Blockchain-Secured Task Offloading and Resource Allocation for Cloud-Edge-End Cooperative Networks

Enhanced by blockchain and cloud-edge-end cooperation, an edge computing network is capable to provide IoT (Internet of Things) devices higher task processing performance and better security and privacy guarantee. However, the joint resource management for both the task offloading and the blockchain services was less fully studied by existing works. To this end, in this paper, we focus on the task processing delay and energy consumption optimization problem in a multi-device and multi-base-station cloud-edge-end cooperative network.
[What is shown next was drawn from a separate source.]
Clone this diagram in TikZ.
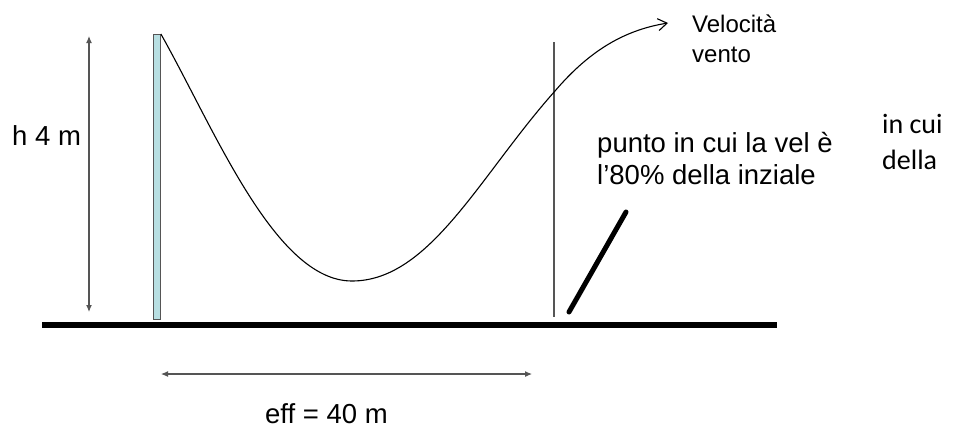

The task offloading, transmit power allocation, transmission rate allocation, and computing resource allocation are jointly optimized to minimize the long-term average total task processing delay of the tasks of all the devices while keeping the stability of the energy consumption of the devices and guaranteeing that the block mining speed matches the task offloading processes. We transform the optimization problem based on the Lyapunov optimization theory, and then design a hybrid deep reinforcement learning (DRL)-based algorithm. We decompose the problem into multiple sub-problems, and then embed multiple fast numerical methods into the twin delayed deep deterministic policy gradient (TD3) architecture as optimization subroutines to improve the learning performance of the DRL model. We also design a distributed deployment scheme for the algorithm and analyze the algorithm complexity. We demonstrate the superior performance of our algorithm in comparison with 5 reference schemes via extensive experiments in 7 scenarios.